Swatch “Tennis Grid”
Source: Swatch & Beyond

The group launched in 1983 not just as a conglomerate, but with a new brand at their forefront – the Swatch (which, as it turns out, actually stands for “Second Watch” and not “Swiss Watch” like I’d always assumed). This was an affordable, Swiss made, quartz watch that was aimed squarely at the consumer culture of the 1980s – and it hit a bullseye.

Designed primarily to function as a fashion accessory rather than a piece of jewelry and craftsmanship, the Swatch changed on a dime the course of the Quartz Crisis, bringing the Swiss not only back into the game but, in a way that would enable SMH to funnel money into other brands from Swatch profits. While all of this was going on, though, there was a British watchmaker with a chip on his shoulder and a desire to make a change. His name was George Daniels, and he was the man who played an integral role in the reestablishment of mechanical watchmaking in the modern world.

Patek Philippe Caliber 89

Before we get into Daniels’ contributions, though, we need a quick stop off in the world of Patek Philippe. The brand’s 150th anniversary was 1989, 7 years after the launch of the Swatch, and two decades after the launch of the Seiko Quartz Astron. With Patek Philippe, the piece they wanted to celebrate their anniversary with was not just going to be mechanical – it was going to be the most complicated watch ever made.

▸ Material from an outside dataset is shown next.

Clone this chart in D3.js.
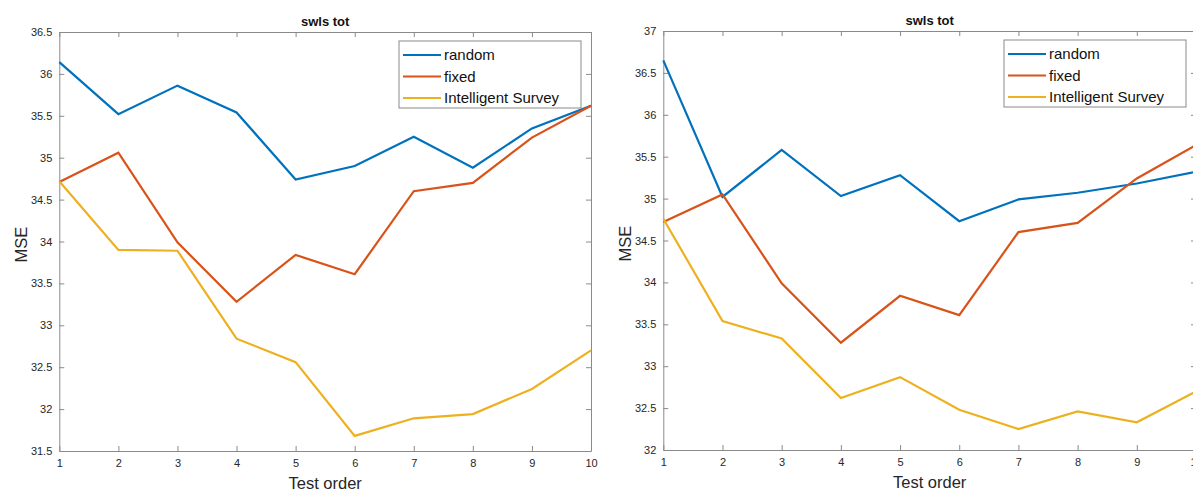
<!DOCTYPE html>
<html lang="en">
<head>
  <meta charset="UTF-8">
  <title>swls tot - MSE by test order</title>
  <script src="https://d3js.org/d3.v7.min.js"></script>
  <style>
    body {
      margin: 0;
      background: #fff;
      overflow: hidden;
      font-family: "Liberation Sans", Arial, sans-serif;
    }
    .tick text {
      font-size: 11px;
      fill: #262626;
    }
    .tick line, .domain {
      stroke: #8a8a8a;
    }
    .line {
      fill: none;
      stroke-width: 2.2px;
    }
    .title {
      font-size: 13px;
      font-weight: bold;
      fill: #111;
    }
    .axis-label {
      font-size: 16.5px;
      fill: #262626;
    }
    .legend text {
      font-size: 15px;
      fill: #111;
    }
  </style>
</head>
<body>
  <svg id="chart" width="1193" height="491"></svg>

  <script>
    // test order on the x axis
    const testOrder = [1, 2, 3, 4, 5, 6, 7, 8, 9, 10];
    const seriesNames = ["random", "fixed", "Intelligent Survey"];

    // left panel MSE values
    const leftRandom = [36.14, 35.52, 35.86, 35.54, 34.74, 34.90, 35.25, 34.88, 35.35, 35.62];
    const leftFixed = [34.71, 35.06, 33.99, 33.28, 33.84, 33.61, 34.60, 34.70, 35.24, 35.62];
    const leftIntelligent = [34.72, 33.90, 33.89, 32.84, 32.56, 31.68, 31.89, 31.94, 32.24, 32.70];

    // right panel MSE values
    const rightRandom = [36.65, 35.02, 35.58, 35.03, 35.28, 34.73, 34.99, 35.07, 35.18, 35.32];
    const rightFixed = [34.72, 35.05, 33.99, 33.28, 33.84, 33.61, 34.60, 34.71, 35.24, 35.64];
    const rightIntelligent = [34.76, 33.54, 33.33, 32.62, 32.87, 32.48, 32.25, 32.46, 32.33, 32.70];

    // y tick labels per panel
    const leftYTicks = [31.5, 32, 32.5, 33, 33.5, 34, 34.5, 35, 35.5, 36, 36.5];
    const rightYTicks = [32, 32.5, 33, 33.5, 34, 34.5, 35, 35.5, 36, 36.5, 37];

    const color = d3.scaleOrdinal()
                    .domain(seriesNames)
                    .range(["#0072BD", "#D95319", "#EDB120"]);

    const panels = [
      { left: 59.3, right: 591, top: 32, bottom: 451, yTicks: leftYTicks,
        series: [leftRandom, leftFixed, leftIntelligent] },
      { left: 663.3, right: 1196, top: 31, bottom: 450, yTicks: rightYTicks,
        series: [rightRandom, rightFixed, rightIntelligent] }
    ];

    const svg = d3.select("#chart");

    panels.forEach(p => {
      const x = d3.scaleLinear()
                  .domain([1, 10])
                  .range([p.left, p.right]);

      const y = d3.scaleLinear()
                  .domain([p.yTicks[0], p.yTicks[p.yTicks.length - 1]])
                  .range([p.bottom, p.top]);

      const g = svg.append("g");

      // MATLAB style box: ticks point inward on all four sides
      g.append("g")
       .attr("transform", `translate(0,${p.bottom})`)
       .call(d3.axisBottom(x).tickValues(testOrder).tickSizeInner(-5).tickSizeOuter(0).tickPadding(8));

      g.append("g")
       .attr("transform", `translate(${p.left},0)`)
       .call(d3.axisLeft(y).tickValues(p.yTicks).tickFormat(d => String(d))
               .tickSizeInner(-5).tickSizeOuter(0).tickPadding(7));

      g.append("g")
       .attr("transform", `translate(0,${p.top})`)
       .call(d3.axisTop(x).tickValues(testOrder).tickFormat("").tickSizeInner(-5).tickSizeOuter(0));

      g.append("g")
       .attr("transform", `translate(${p.right},0)`)
       .call(d3.axisRight(y).tickValues(p.yTicks).tickFormat("").tickSizeInner(-5).tickSizeOuter(0));

      const line = d3.line()
                     .x((d, i) => x(testOrder[i]))
                     .y(d => y(d));

      p.series.forEach((values, i) => {
        g.append("path")
         .datum(values)
         .attr("class", "line")
         .attr("d", line)
         .attr("stroke", color(seriesNames[i]));
      });

      const cx = (p.left + p.right) / 2;

      g.append("text")
       .attr("class", "title")
       .attr("x", cx)
       .attr("y", p.top - 6)
       .attr("text-anchor", "middle")
       .text("swls tot");

      g.append("text")
       .attr("class", "axis-label")
       .attr("x", cx)
       .attr("y", p.bottom + 38)
       .attr("text-anchor", "middle")
       .text("Test order");

      g.append("text")
       .attr("class", "axis-label")
       .attr("transform", `translate(${p.left - 32},${(p.top + p.bottom) / 2 + 3}) rotate(-90)`)
       .attr("text-anchor", "middle")
       .text("MSE");

      // legend, top right corner of the plot box
      const lgW = 182, lgH = 67;
      const legend = g.append("g")
        .attr("class", "legend")
        .attr("transform", `translate(${p.right - 10 - lgW},${p.top + 9})`);

      legend.append("rect")
        .attr("width", lgW)
        .attr("height", lgH)
        .attr("fill", "#fff")
        .attr("stroke", "#8a8a8a");

      seriesNames.forEach((name, i) => {
        const ly = 14 + i * 21.5;
        legend.append("line")
          .attr("x1", 4).attr("x2", 42)
          .attr("y1", ly).attr("y2", ly)
          .attr("stroke", color(name))
          .attr("stroke-width", 2.2);
        legend.append("text")
          .attr("x", 45)
          .attr("y", ly)
          .attr("dy", "0.35em")
          .text(name);
      });
    });
  </script>
</body>
</html>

The Caliber 89 is a marvel in that regard, and also a colossal middle finger in a number of ways. It was Patek Philippe’s way of creating a sort of portable museum of haute horlogerie to showcase to the world the true power of Swiss mechanical watchmaking. Sure, at 88mm in diameter it isn’t exactly ultra-portable, but you get the point.

Now, come 1990, mechanical watches were still not at the top of their game in terms of popularity, especially at the 1990 Baselworld Fair. Still, the Caliber 89 had ignited a flame in many of the other major players in the industry, such as IWC and Blancpain, to produce high horology pieces of their own. By 1995, a new boost came in the form of Sylvester Stallone and other celebrities introducing luxury watches back into the public awareness.

George Daniels at work in his shop
Source: Crown and Caliber

Reenter George Daniels – Daniels had been hard at work trying to solve what he considered to be a major flaw in the way traditional mechanical movements functioned. The issue, as he saw it then, was that the traditional lever escapement’s use of sliding friction caused unnecessary wear and strain on the movement, something that could be counteracted by modifying the escapement by having the escapement deliver it’s impulse directly to the balance roller’s pallet via the gear’s teeth. In 1993, the escapement was done and, after a bit of work and investigating, Omega bought the escapement from Daniels, and integrated it into their new movements. With this, Omega had a new and highly unique new angle from which to market their pieces and their brand and, by extension, had created a further boost for the Swatch Group.

This move was accompanied by a number of major buyouts, including the acquisition of Tag Heuer by LVMH, and the acquisition of Breguet by Swatch Group, among others. With this, the Swiss watch industry had regained its footing. Sales of mechanical timepieces jumped from 1.7 million units in 1987 to 2.5 million units in 2000, which continued to climb through 2016, when it hit 6.96 million units. Using these new groups to position themselves at various points in the market, the Swiss watch industry also came to understand, at least in part, how to remain relevant in a world of fast fashion and disposable everything. And that, as far as I’m concerned, is the ultimate way to keep it classy, watchfam.